Name of the race: Perfect 10-Miler
Where: Mercer County Park, West Windsor Township, NJ
Date: October 23, 2016
Time: 8:00 am
Distance: 10 miles
Terrain: Mostly flat, small rolling hills
Entry fee: $85 (I received a free entry as a prize for signing up 10 runners to Rutgers Unite Half Marathon earlier this year.) $18 fee for race day bib pick up.
Swag: Tech shirt, race photos, and finisher’s medal
Post-race Food: Roast chicken wrap, pretzel, artisan granola, TastyKake Krimpets, banana, apple slices, Nestle chocolate milk, Coke, and water.
Performance: Overall and Gender: 88/1784; Age (35-39): 25/388
Weather: 46 degrees, 57% humidity
This past spring I was a race ambassador for the Rutgers Unite Half Marathon. I was pleased to be selected because I ran a different race that CGI puts on, Philly’s The Love Run in 2015 and greatly enjoyed it. As a part of my race ambassador duties for Rutgers Unite, I advertised the race and encouraged people to sign up. I was successful in getting 10 people to register using my code, so CGI gave me a free race entry to this race, Perfect 10-Miler.
This is my first all-women’s race. I have complicated mixed feelings about all-women’s races, mostly stemming from the narrow stereotypical views of what it means to be a woman and to celebrate womanhood. To be clear, I don’t have a problem with people wearing tutus, or boas, or drinking champagnes, or anything like that. My problem is when that role or that option is the ONLY one that’s available. Anyway, this topic is a post for another day.
I woke up early so I could drink coffee before the 1.5 hour drive. I thought arriving 45 minutes before the race would be plenty of time, but there was quite a bit of parking congestion. By the time I parked, it was 7:40 and I was worried about getting my bib and using the facilities in time. Thankfully the race was delayed by 10 minutes because of the long parking back up, so there was plenty of time before the race started.
I was forced to start in the 11:00 min corral because the size of the corrals were really small relative to the size of the field. I feel kinda lucky that I even got to start there because I had to climb over a temporary barrier to get there, otherwise, I would have been in the 12:00 corral.

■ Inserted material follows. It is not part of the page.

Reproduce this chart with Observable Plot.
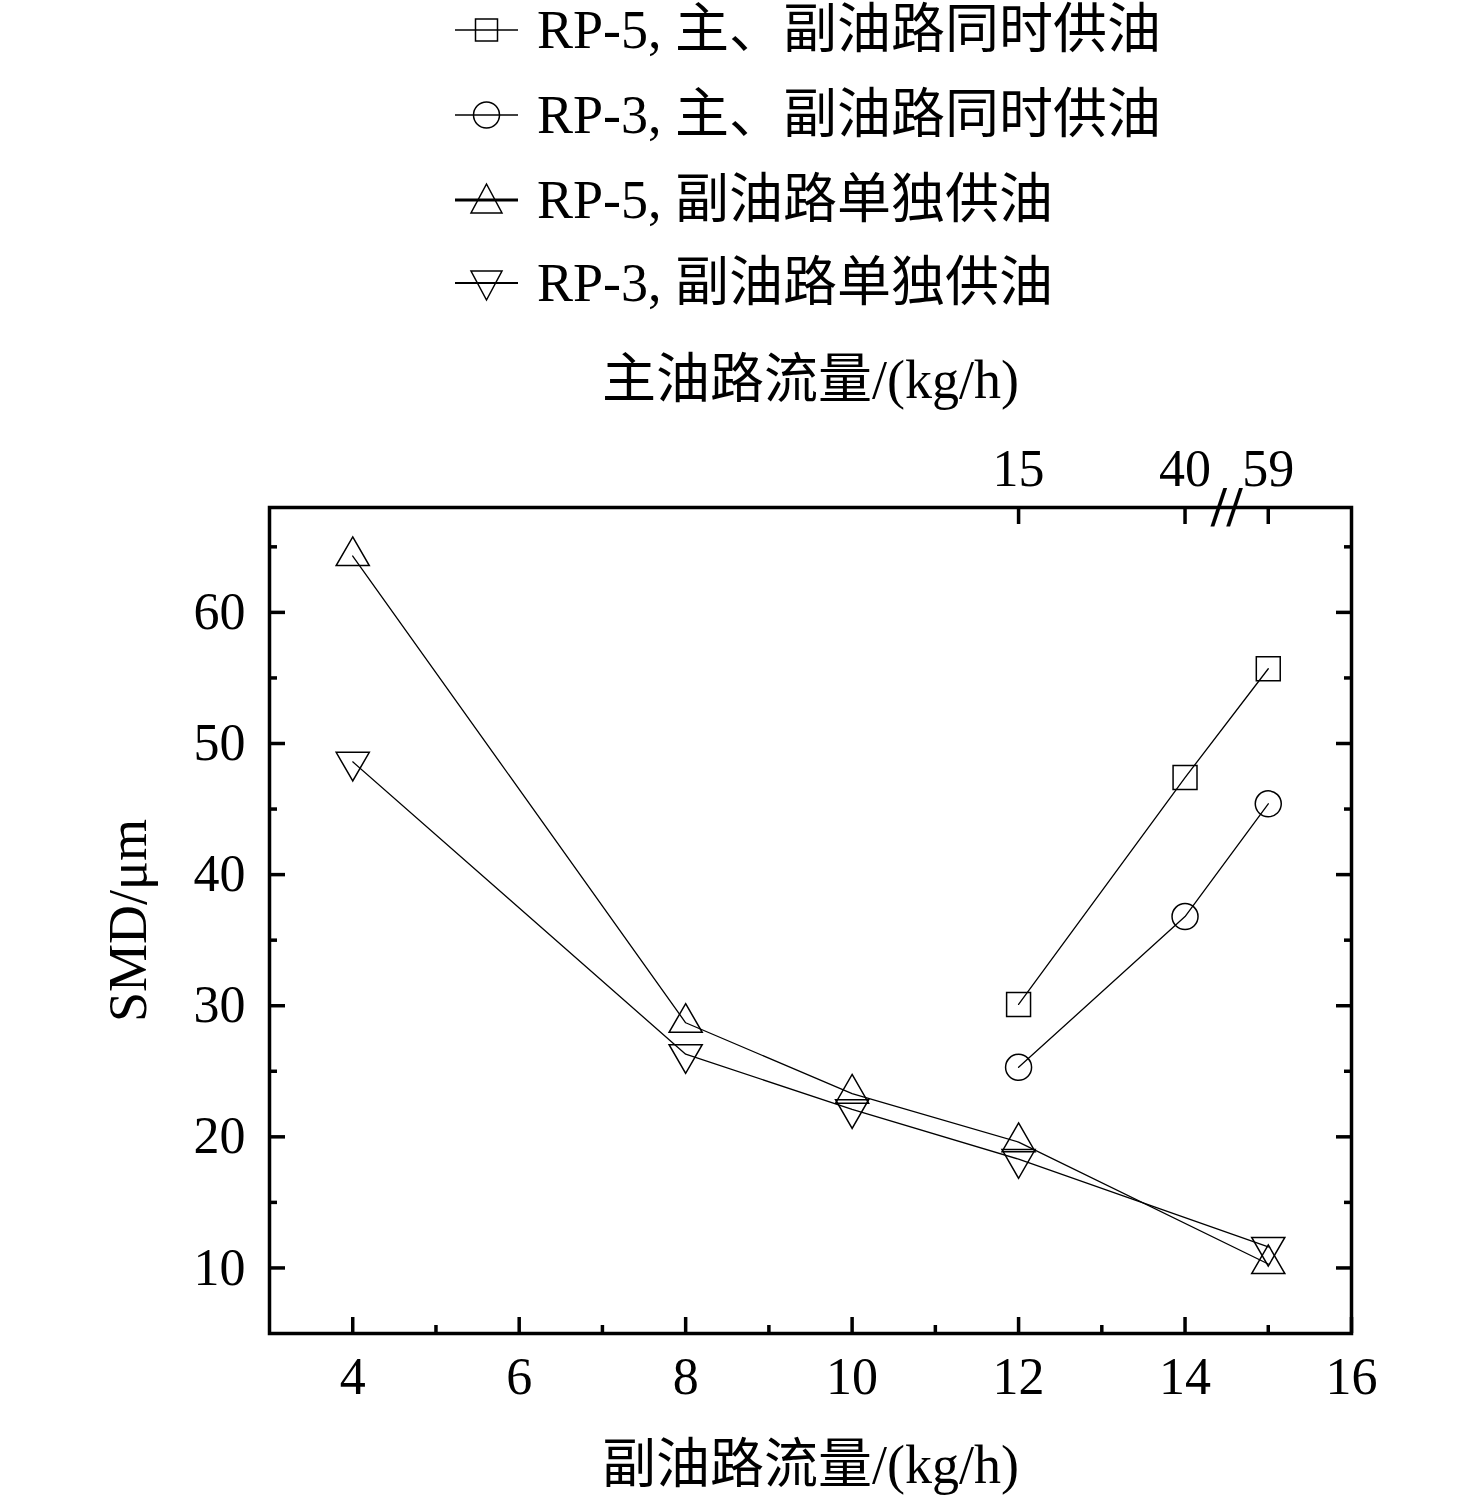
<!DOCTYPE html>
<html><head><meta charset="utf-8">
<script src="https://cdn.jsdelivr.net/npm/d3@7"></script>
<script src="https://cdn.jsdelivr.net/npm/@observablehq/plot@0.6"></script>
<style>
body{margin:0;background:#fff;width:1476px;font-family:"Liberation Serif","Noto Sans CJK SC",serif;color:#000;}
#legend{position:relative;height:330px;}
.row{position:absolute;left:455px;height:60px;display:flex;align-items:center;white-space:nowrap;}
.row span{font-size:54px;margin-left:19px;line-height:1;}
</style></head><body>
<div id="legend"></div>
<div id="chart"></div>
<script>
// data
const subFlow = [4, 8, 10, 12, 15];          // 副油路流量 kg/h
const bothFlow = [12, 14, 15];                // 副油路流量 kg/h (主、副油路同时供油)
const rp5Both = [30.1, 47.4, 55.7];
const rp3Both = [25.3, 36.8, 45.4];
const rp5Sub = [64.3, 28.7, 23.3, 19.6, 10.3];
const rp3Sub = [48.6, 26.3, 22.1, 18.3, 11.6];
const mainFlowTicks = [12, 14, 15];
const mainFlowLabels = ["15", "40", "59"];
const xTicks = [4, 6, 8, 10, 12, 14, 16];
const xMinor = [5, 7, 9, 11, 13, 15];
const yTicks = [10, 20, 30, 40, 50, 60];
const yMinor = [15, 25, 35, 45, 55, 65];
const axisBreak = [14.5];
const seriesNames = ["RP-5, 主、副油路同时供油", "RP-3, 主、副油路同时供油", "RP-5, 副油路单独供油", "RP-3, 副油路单独供油"];

const series = [
  {name: seriesNames[0], xs: bothFlow, ys: rp5Both, symbol: "square", r: 13.5, rotate: 0, lw: 1.5},
  {name: seriesNames[1], xs: bothFlow, ys: rp3Both, symbol: "circle", r: 13, rotate: 0, lw: 1.5},
  {name: seriesNames[2], xs: subFlow, ys: rp5Sub, symbol: "triangle", r: 12.3, rotate: 0, lw: 3},
  {name: seriesNames[3], xs: subFlow, ys: rp3Sub, symbol: "triangle", r: 12.3, rotate: 180, lw: 2}
];
const rows = series.flatMap(s => s.xs.map((x, i) => ({name: s.name, x, y: s.ys[i]})));

// legend
const legend = document.getElementById("legend");
const centers = [30, 115, 200, 283];
const icon = (s) => {
  let m = "";
  if (s.symbol === "square") m = `<rect x="20.5" y="9" width="22" height="22" fill="none" stroke="#000" stroke-width="1.5"/>`;
  else if (s.symbol === "circle") m = `<circle cx="31.5" cy="20" r="13" fill="none" stroke="#000" stroke-width="1.5"/>`;
  else if (s.rotate === 0) m = `<path d="M31.5,4 L47,33 L16,33 Z" fill="none" stroke="#000" stroke-width="1.5"/>`;
  else m = `<path d="M31.5,37 L47,8 L16,8 Z" fill="none" stroke="#000" stroke-width="1.5"/>`;
  return `<svg width="63" height="40" viewBox="0 0 63 40"><line x1="0" x2="63" y1="20" y2="20" stroke="#000" stroke-width="${s.lw}"/>${m}</svg>`;
};
series.forEach((s, i) => {
  const d = document.createElement("div");
  d.className = "row";
  d.style.top = (centers[i] - 30) + "px";
  d.innerHTML = icon(s) + `<span>${s.name}</span>`;
  legend.appendChild(d);
});

const fs = 52;
const tw = 3.5;
const chart = Plot.plot({
  width: 1476,
  height: 1167,
  marginTop: 177,
  marginBottom: 164,
  marginLeft: 269,
  marginRight: 125,
  style: {fontFamily: "'Liberation Serif','Noto Sans CJK SC',serif", background: "white", color: "black"},
  x: {domain: [3, 16], axis: null},
  y: {domain: [5, 68], axis: null},
  marks: [
    Plot.line(rows, {x: "x", y: "y", z: "name", stroke: "black", strokeWidth: 1.3}),
    ...series.map(s => Plot.dot(rows.filter(d => d.name === s.name), {
      x: "x", y: "y", symbol: s.symbol, r: s.r, rotate: s.rotate, stroke: "black", strokeWidth: 1.5, fill: "none"
    })),
    // bottom axis
    Plot.axisX({ticks: xTicks, anchor: "bottom", tickSize: 0, tickPadding: 24, fontSize: fs, label: null}),
    Plot.axisX({ticks: xTicks, anchor: "bottom", tickSize: -16, strokeWidth: tw, fill: "none", label: null}),
    Plot.axisX({ticks: xMinor, anchor: "bottom", tickSize: -8, strokeWidth: tw, fill: "none", label: null}),
    // top axis (主油路流量)
    Plot.axisX({ticks: mainFlowTicks, anchor: "top", tickSize: -16, strokeWidth: tw, fill: "none", label: null}),
    Plot.axisX({ticks: mainFlowTicks, anchor: "top", tickSize: 0, tickPadding: 22, fontSize: fs, label: null,
      tickFormat: d => mainFlowLabels[mainFlowTicks.indexOf(d)]}),
    // left axis
    Plot.axisY({ticks: yTicks, anchor: "left", tickSize: 0, tickPadding: 24, fontSize: fs, label: null}),
    Plot.axisY({ticks: yTicks, anchor: "left", tickSize: -16, strokeWidth: tw, fill: "none", label: null}),
    Plot.axisY({ticks: yMinor, anchor: "left", tickSize: -8, strokeWidth: tw, fill: "none", label: null}),
    // right axis
    Plot.axisY({ticks: yTicks, anchor: "right", tickSize: -16, strokeWidth: tw, fill: "none", label: null}),
    Plot.axisY({ticks: yMinor, anchor: "right", tickSize: -8, strokeWidth: tw, fill: "none", label: null}),
    Plot.frame({strokeWidth: 3.5}),
    // axis break
    Plot.text(axisBreak, {x: d => d, text: () => "//", frameAnchor: "top", lineAnchor: "middle", dy: 1, fontSize: 56, fontWeight: "bold"}),
    // axis titles
    Plot.text(["副油路流量/(kg/h)"], {frameAnchor: "bottom", lineAnchor: "middle", dy: 132, fontSize: 54}),
    Plot.text(["主油路流量/(kg/h)"], {frameAnchor: "top", lineAnchor: "middle", dy: -127, fontSize: 54}),
    Plot.text(["SMD/μm"], {frameAnchor: "left", textAnchor: "middle", lineAnchor: "middle", dx: -141, rotate: -90, fontSize: 54})
  ]
});
document.getElementById("chart").appendChild(chart);
</script>
</body></html>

Finally we started. The first quarter mile was tough because it was super congested and slow. I try not to do surges early in the race, but I had no choice in order to try to get out of the sardine can. Once I made my way out of the congestion, I settled down to run, which was still a bit difficult until about Mile 2. I was running faster than the people I started out with, so I quickly moved up in the field. Once I was past the initial pocket of congestion, I had some open space, but then there were pockets of congestion. I wove in out and out until I got to some more open space. Around Mile 2 I finally got past most of the congestion and settled down.
The good thing about started so far back was that I was forced to go slow for the first mile. My legs felt a little sluggish at first, but then they warmed up and moved nicely. My goal was to run this race at an 8:20 pace. The first four miles were ticking by and I was right on pace.
Miles 5 & 6 I was feeling really good and my legs flew. These were the fastest splits I ran. I was starting to feel tired, but still good, so I slowed, but I was running faster than the first half of the race. I assessed how I felt and decided that I could negative split this race. Each mile I focused on running well and not slowing down. I was happy with how well I was running after the Steamtown fiasco. I quickly did some math. I knew I wasn’t going to PR (1:20:38 from Cherry Blossom 10-Miler in 2014), but I knew that this would be my second fastest stand alone 10-miler. I was pumped!
The course was in a corner of Mercer County Park, which meant that we did a ton of weird back and outs and snaking around to get the full 10 miles. The toughest part was toward the end when I running toward the sounds of the finish line, but I actually had to run PAST and AWAY from the noise to do one last back and out. I was so happy and relieved at the last turnaround. On the straightaway to the finish line, I sprint as fast as I could. Out of nowhere a lady outsprints me and narrowly beats me. Good job, lady!
My final time was 1:21:54. I was excited that I had such a solid race three weeks after running a marathon. I didn’t feel any stress from running fast. I was prepared to run slower and treat it as a training run, if my legs weren’t up for racing, but they were ready to go.
I grab a medal from a bow-tied male volunteer and get my bag o’ food from the food stand. I really appreciate it when food is handed to us in a bag because I have a hard time holding onto all my food on a late, or worse, when we need to simply just carry everything in our hands.
Out of all the races that CGI puts on, this is my least favorite. I’m not crazy about the course, partially because it’s not particularly interesting and partially because of the all the twists and turns. Aside from the long line for parking, the race is well-organized in the typical way that I expect from CGI Racing. One of the draws of an all-women’s race is that there’s supposed to be a different atmosphere than in a co-ed race. It didn’t feel any different to me, but perhaps this is because I went in there with my usual race mindset.